Code that draws figures:
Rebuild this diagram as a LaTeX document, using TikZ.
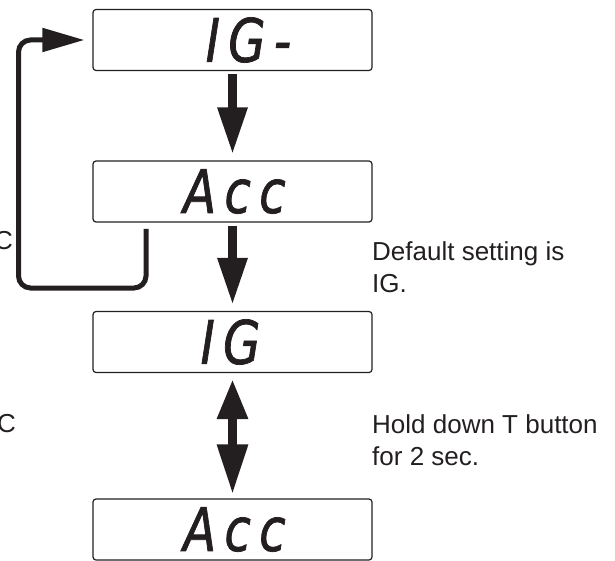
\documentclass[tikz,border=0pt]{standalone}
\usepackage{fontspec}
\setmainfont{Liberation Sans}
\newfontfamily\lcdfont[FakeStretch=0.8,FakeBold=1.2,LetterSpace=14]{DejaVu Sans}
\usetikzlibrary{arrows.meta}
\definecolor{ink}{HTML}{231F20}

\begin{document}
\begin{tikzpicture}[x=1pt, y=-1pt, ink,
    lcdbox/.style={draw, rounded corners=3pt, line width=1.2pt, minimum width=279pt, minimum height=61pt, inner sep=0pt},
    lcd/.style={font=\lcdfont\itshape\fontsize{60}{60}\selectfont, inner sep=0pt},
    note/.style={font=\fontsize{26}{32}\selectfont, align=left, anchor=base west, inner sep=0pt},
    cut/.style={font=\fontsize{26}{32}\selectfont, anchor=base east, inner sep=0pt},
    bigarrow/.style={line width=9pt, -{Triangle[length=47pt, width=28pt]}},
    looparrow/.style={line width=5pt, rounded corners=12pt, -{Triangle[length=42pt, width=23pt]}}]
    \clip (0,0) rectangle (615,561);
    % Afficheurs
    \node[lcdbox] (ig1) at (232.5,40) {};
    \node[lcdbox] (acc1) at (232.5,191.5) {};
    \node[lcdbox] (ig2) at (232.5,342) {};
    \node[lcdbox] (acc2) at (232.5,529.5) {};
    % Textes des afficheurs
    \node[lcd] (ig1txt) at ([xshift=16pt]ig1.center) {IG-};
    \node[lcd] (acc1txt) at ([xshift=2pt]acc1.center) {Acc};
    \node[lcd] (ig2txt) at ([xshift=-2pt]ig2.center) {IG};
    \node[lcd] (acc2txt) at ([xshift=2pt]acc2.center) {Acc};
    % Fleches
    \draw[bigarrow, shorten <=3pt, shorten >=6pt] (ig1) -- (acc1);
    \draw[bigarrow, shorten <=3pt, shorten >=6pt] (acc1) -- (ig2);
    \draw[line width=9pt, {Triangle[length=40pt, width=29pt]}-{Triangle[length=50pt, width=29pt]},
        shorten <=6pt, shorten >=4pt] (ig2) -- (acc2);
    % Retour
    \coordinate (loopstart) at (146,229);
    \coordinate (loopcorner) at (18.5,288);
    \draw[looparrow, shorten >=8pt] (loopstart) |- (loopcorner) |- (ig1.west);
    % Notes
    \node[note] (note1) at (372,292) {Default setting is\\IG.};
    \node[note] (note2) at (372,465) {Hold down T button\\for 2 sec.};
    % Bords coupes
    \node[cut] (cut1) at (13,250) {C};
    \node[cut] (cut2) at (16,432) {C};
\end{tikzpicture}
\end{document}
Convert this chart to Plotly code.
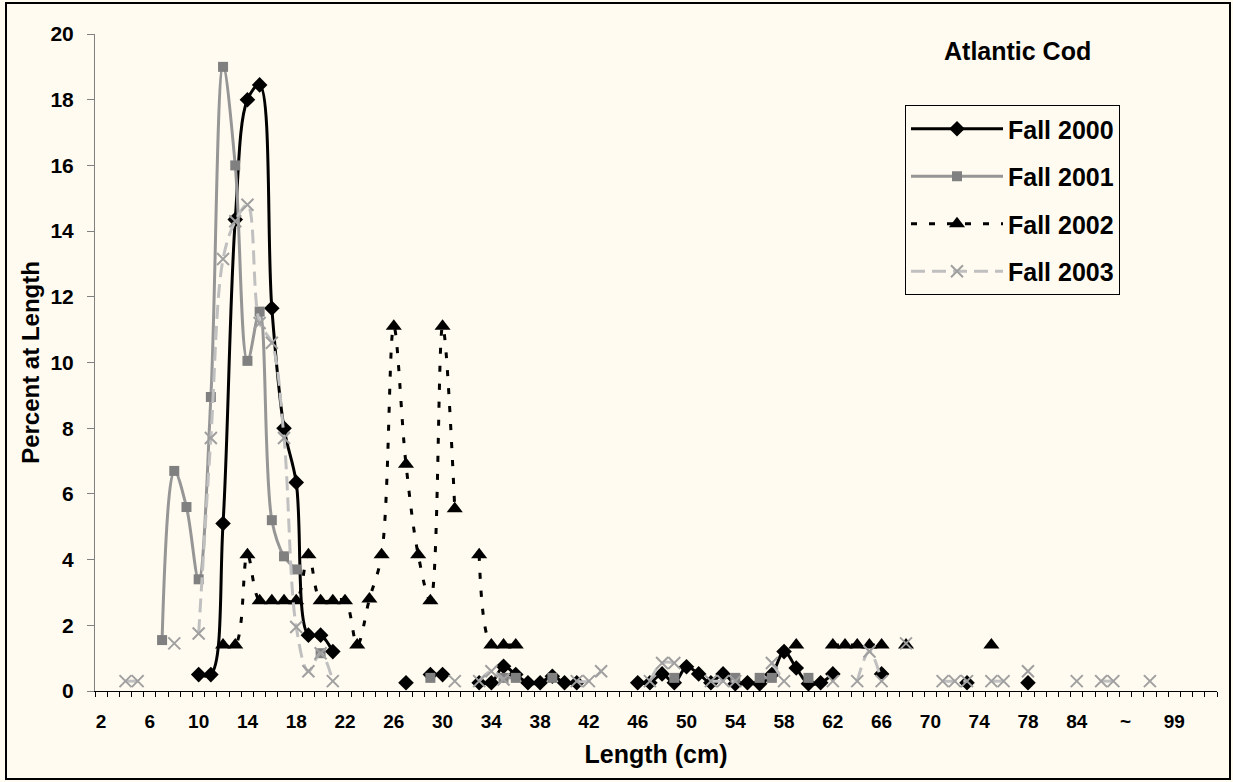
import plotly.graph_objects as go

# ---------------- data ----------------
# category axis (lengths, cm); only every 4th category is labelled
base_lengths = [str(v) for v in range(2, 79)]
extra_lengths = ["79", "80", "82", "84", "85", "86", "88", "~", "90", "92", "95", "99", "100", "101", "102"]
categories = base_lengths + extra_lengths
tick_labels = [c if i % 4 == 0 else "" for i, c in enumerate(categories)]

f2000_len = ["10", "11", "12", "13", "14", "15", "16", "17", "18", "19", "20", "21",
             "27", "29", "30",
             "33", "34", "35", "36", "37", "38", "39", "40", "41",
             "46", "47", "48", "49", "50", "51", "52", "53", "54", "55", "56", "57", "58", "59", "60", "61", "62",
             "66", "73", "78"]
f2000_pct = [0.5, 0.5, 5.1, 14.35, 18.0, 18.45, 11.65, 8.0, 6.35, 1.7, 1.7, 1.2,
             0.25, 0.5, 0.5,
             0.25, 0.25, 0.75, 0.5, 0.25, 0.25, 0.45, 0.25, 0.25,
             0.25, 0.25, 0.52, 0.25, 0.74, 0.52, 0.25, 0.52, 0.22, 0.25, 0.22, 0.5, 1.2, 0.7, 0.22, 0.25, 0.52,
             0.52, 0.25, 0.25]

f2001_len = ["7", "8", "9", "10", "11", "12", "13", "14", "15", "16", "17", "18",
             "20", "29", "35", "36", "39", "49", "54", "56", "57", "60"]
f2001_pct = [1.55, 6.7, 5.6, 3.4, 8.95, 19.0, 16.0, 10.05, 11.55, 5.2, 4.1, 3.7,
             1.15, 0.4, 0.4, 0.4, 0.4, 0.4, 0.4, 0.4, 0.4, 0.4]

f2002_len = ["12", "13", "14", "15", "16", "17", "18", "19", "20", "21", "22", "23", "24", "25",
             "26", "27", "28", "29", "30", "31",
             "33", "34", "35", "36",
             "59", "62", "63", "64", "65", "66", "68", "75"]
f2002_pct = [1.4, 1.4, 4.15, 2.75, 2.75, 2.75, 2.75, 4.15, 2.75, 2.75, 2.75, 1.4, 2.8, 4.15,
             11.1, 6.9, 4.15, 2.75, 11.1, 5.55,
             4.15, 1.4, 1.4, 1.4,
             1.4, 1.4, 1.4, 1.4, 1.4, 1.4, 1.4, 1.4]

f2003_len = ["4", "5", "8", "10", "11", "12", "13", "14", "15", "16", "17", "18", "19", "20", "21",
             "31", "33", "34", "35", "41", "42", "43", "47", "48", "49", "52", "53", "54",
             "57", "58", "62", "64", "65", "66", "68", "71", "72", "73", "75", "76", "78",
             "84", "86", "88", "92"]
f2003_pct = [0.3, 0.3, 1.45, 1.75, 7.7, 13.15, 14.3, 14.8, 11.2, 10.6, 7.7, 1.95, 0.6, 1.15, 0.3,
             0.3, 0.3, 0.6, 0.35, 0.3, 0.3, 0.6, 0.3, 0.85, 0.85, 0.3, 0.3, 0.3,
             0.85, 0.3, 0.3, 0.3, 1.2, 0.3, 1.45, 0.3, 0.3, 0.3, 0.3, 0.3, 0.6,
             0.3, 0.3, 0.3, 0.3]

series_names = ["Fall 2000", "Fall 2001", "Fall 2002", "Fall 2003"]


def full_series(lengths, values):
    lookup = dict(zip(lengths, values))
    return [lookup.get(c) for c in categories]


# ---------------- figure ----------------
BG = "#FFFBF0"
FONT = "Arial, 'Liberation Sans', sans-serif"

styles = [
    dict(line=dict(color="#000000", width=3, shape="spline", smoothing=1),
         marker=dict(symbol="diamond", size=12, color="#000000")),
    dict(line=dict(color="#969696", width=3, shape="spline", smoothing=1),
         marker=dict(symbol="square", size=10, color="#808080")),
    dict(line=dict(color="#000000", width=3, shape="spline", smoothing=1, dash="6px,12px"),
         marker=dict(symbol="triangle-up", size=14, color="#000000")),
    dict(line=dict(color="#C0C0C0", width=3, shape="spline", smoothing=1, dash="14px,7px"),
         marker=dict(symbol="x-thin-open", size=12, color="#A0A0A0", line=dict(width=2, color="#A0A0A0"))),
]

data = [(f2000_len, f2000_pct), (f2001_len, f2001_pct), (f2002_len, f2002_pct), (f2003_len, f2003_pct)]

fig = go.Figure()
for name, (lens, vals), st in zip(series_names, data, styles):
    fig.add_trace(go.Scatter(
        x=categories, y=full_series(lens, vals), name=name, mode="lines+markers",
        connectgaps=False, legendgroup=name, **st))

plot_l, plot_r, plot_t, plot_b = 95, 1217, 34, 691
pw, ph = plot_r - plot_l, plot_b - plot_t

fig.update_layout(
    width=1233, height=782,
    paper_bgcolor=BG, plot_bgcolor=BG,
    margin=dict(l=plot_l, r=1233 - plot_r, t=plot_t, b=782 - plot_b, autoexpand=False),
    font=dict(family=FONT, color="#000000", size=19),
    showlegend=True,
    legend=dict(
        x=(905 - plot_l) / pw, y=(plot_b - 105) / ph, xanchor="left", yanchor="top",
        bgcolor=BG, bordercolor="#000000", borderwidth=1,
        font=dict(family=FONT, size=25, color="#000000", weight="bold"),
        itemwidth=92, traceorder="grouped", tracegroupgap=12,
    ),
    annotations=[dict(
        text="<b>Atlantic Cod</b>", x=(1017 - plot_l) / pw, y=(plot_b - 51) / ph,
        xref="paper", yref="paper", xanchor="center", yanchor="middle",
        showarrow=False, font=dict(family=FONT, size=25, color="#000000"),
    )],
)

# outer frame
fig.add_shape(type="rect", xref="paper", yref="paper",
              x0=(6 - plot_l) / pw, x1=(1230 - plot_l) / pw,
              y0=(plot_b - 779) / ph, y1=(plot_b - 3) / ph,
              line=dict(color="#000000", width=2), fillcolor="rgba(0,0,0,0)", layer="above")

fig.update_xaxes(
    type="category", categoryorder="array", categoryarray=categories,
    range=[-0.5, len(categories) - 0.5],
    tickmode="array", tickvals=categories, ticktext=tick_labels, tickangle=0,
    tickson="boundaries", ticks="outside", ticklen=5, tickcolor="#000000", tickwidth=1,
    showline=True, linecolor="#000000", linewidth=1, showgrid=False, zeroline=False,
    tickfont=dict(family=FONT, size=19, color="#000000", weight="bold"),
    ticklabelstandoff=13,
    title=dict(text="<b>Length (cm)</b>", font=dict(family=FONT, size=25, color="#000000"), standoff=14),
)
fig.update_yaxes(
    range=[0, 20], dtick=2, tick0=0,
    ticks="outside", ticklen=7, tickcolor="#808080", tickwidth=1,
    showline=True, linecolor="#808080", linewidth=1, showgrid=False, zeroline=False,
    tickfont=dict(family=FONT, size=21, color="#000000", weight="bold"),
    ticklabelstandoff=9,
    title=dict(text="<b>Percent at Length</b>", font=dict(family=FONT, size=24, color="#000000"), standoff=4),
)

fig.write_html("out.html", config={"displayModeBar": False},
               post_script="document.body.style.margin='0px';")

◆ EXERCISE GOAL
Using the entries above, repeat exactly the lines from the one with "Convert this chart to Plotly code." to the one with "0.52, 0.25, 0.25]", both included, and leave the pictures behind.

◆ SOLUTION TO THIS PROBLEM
Convert this chart to Plotly code.
import plotly.graph_objects as go

# ---------------- data ----------------
# category axis (lengths, cm); only every 4th category is labelled
base_lengths = [str(v) for v in range(2, 79)]
extra_lengths = ["79", "80", "82", "84", "85", "86", "88", "~", "90", "92", "95", "99", "100", "101", "102"]
categories = base_lengths + extra_lengths
tick_labels = [c if i % 4 == 0 else "" for i, c in enumerate(categories)]

f2000_len = ["10", "11", "12", "13", "14", "15", "16", "17", "18", "19", "20", "21",
             "27", "29", "30",
             "33", "34", "35", "36", "37", "38", "39", "40", "41",
             "46", "47", "48", "49", "50", "51", "52", "53", "54", "55", "56", "57", "58", "59", "60", "61", "62",
             "66", "73", "78"]
f2000_pct = [0.5, 0.5, 5.1, 14.35, 18.0, 18.45, 11.65, 8.0, 6.35, 1.7, 1.7, 1.2,
             0.25, 0.5, 0.5,
             0.25, 0.25, 0.75, 0.5, 0.25, 0.25, 0.45, 0.25, 0.25,
             0.25, 0.25, 0.52, 0.25, 0.74, 0.52, 0.25, 0.52, 0.22, 0.25, 0.22, 0.5, 1.2, 0.7, 0.22, 0.25, 0.52,
             0.52, 0.25, 0.25]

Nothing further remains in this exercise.